Member of the Massachusetts House of Representatives from the Shrewsbury, Worcester district

Personal details
- Born: January 2, 1749 Shrewsbury, Massachusetts
- Died: July 2, 1826 (aged 77) Shrewsbury, Massachusetts
- Spouse(s): Prudence (Bowker) Howe (m. 1771) Candace (Allen) Howe (m. 1819)
- Parent(s): Daniel Howe and Eunice (Taylor) Howe
- Profession: lawyer, state legislator

= Jonah Howe =

American politician

Jonah Howe (1749–1826) was a lawyer and farmer from Shrewsbury, Massachusetts and member of the Massachusetts House of Representatives.
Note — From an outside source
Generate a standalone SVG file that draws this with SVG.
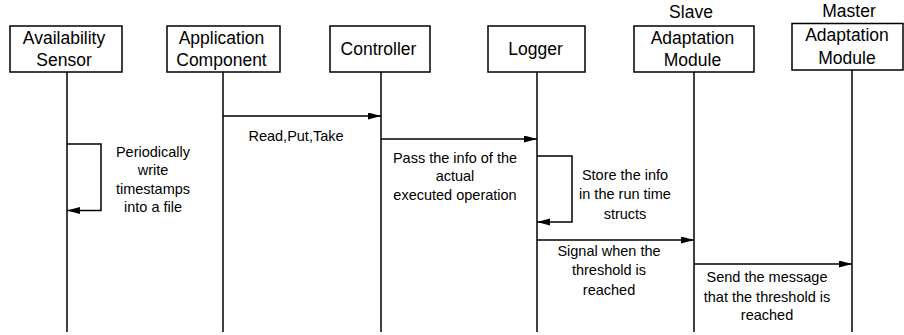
<svg xmlns="http://www.w3.org/2000/svg" width="904" height="335" viewBox="0 0 904 335">
<style>
.box{fill:#fff;stroke:#000;stroke-width:1.5}
.life{fill:none;stroke:#000;stroke-width:1.5}
.msg{fill:none;stroke:#000;stroke-width:1.5;marker-end:url(#arr)}
.h{font-family:"Liberation Sans",Arial,sans-serif;font-size:17.5px;fill:#000;text-anchor:middle}
.l{font-family:"Liberation Sans",Arial,sans-serif;font-size:14.5px;fill:#000;text-anchor:middle}
</style>
<defs>
<marker id="arr" markerUnits="userSpaceOnUse" markerWidth="14" markerHeight="8" refX="13" refY="3.5" orient="auto">
<path d="M0,0 L13,3.5 L0,7 z" fill="#000"/>
</marker>
</defs>
<rect width="904" height="335" fill="#fff"/>
<g id="availability-sensor">
<line class="life" x1="67" y1="72" x2="67" y2="332"/>
<rect class="box" x="10" y="26" width="112" height="46"/>
<text class="h" x="64" y="43.5">Availability</text>
<text class="h" x="64" y="66">Sensor</text>
</g>
<g id="application-component">
<line class="life" x1="223" y1="72" x2="223" y2="332"/>
<rect class="box" x="167" y="26" width="113" height="46"/>
<text class="h" x="221.5" y="43.5">Application</text>
<text class="h" x="221.5" y="66">Component</text>
</g>
<g id="controller">
<line class="life" x1="381" y1="72" x2="381" y2="332"/>
<rect class="box" x="330" y="26" width="100" height="46"/>
<text class="h" x="378.5" y="55">Controller</text>
</g>
<g id="logger">
<line class="life" x1="537" y1="72" x2="537" y2="332"/>
<rect class="box" x="488" y="26" width="97" height="46"/>
<text class="h" x="535.5" y="55">Logger</text>
</g>
<g id="slave-adaptation-module">
<line class="life" x1="694" y1="72" x2="694" y2="332"/>
<text class="h" x="691" y="18">Slave</text>
<rect class="box" x="634" y="26" width="120" height="46"/>
<text class="h" x="692.5" y="44">Adaptation</text>
<text class="h" x="692.5" y="66">Module</text>
</g>
<g id="master-adaptation-module">
<line class="life" x1="852" y1="70" x2="852" y2="332"/>
<text class="h" x="849" y="16.5">Master</text>
<rect class="box" x="792" y="23.5" width="111" height="46.5"/>
<text class="h" x="847" y="41">Adaptation</text>
<text class="h" x="847" y="63.5">Module</text>
</g>
<g id="connectors">
<line class="msg" x1="223" y1="116" x2="381" y2="116"/>
<line class="msg" x1="381" y1="139" x2="537" y2="139"/>
<path class="msg" d="M67,144 H101 V210.5 H67"/>
<path class="msg" d="M537,156 H572 V222 H537"/>
<line class="msg" x1="537" y1="240" x2="694" y2="240"/>
<line class="msg" x1="694" y1="264" x2="852" y2="264"/>
</g>
<g id="labels">
<text class="l" x="296" y="141">Read,Put,Take</text>
<text class="l" x="455" y="162.5">Pass the info of the</text>
<text class="l" x="455" y="181">actual</text>
<text class="l" x="455" y="200">executed operation</text>
<text class="l" x="153" y="157">Periodically</text>
<text class="l" x="153" y="175">write</text>
<text class="l" x="153" y="193.5">timestamps</text>
<text class="l" x="153" y="212">into a file</text>
<text class="l" x="625" y="180">Store the info</text>
<text class="l" x="625" y="199">in the run time</text>
<text class="l" x="625" y="219">structs</text>
<text class="l" x="609" y="255.5">Signal when the</text>
<text class="l" x="609" y="275">threshold is</text>
<text class="l" x="609" y="294.5">reached</text>
<text class="l" x="767" y="282">Send the message</text>
<text class="l" x="767" y="301.5">that the threshold is</text>
<text class="l" x="767" y="320">reached</text>
</g>
</svg>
==Personal background and family relations==
Jonah Howe was born in Shrewsbury, Massachusetts on 2 January 1749 to Daniel Howe (1727-1750) and Eunice (Taylor) Howe (1729-?). He was a lawyer. Jonah Howe, Esq married Prudence Bowker (1751-1795), daughter of Lt. Charles Bowker and Eunice Stone, on 4 July 1771 at Shrewsbury. On 4 June 1819 he married Candace Allen in Shrewsbury. He was elected to the Massachusetts House of Representatives from the Shrewsbury, Worcester District. Howe died at his home in Shrewsbury on 2 July 1826.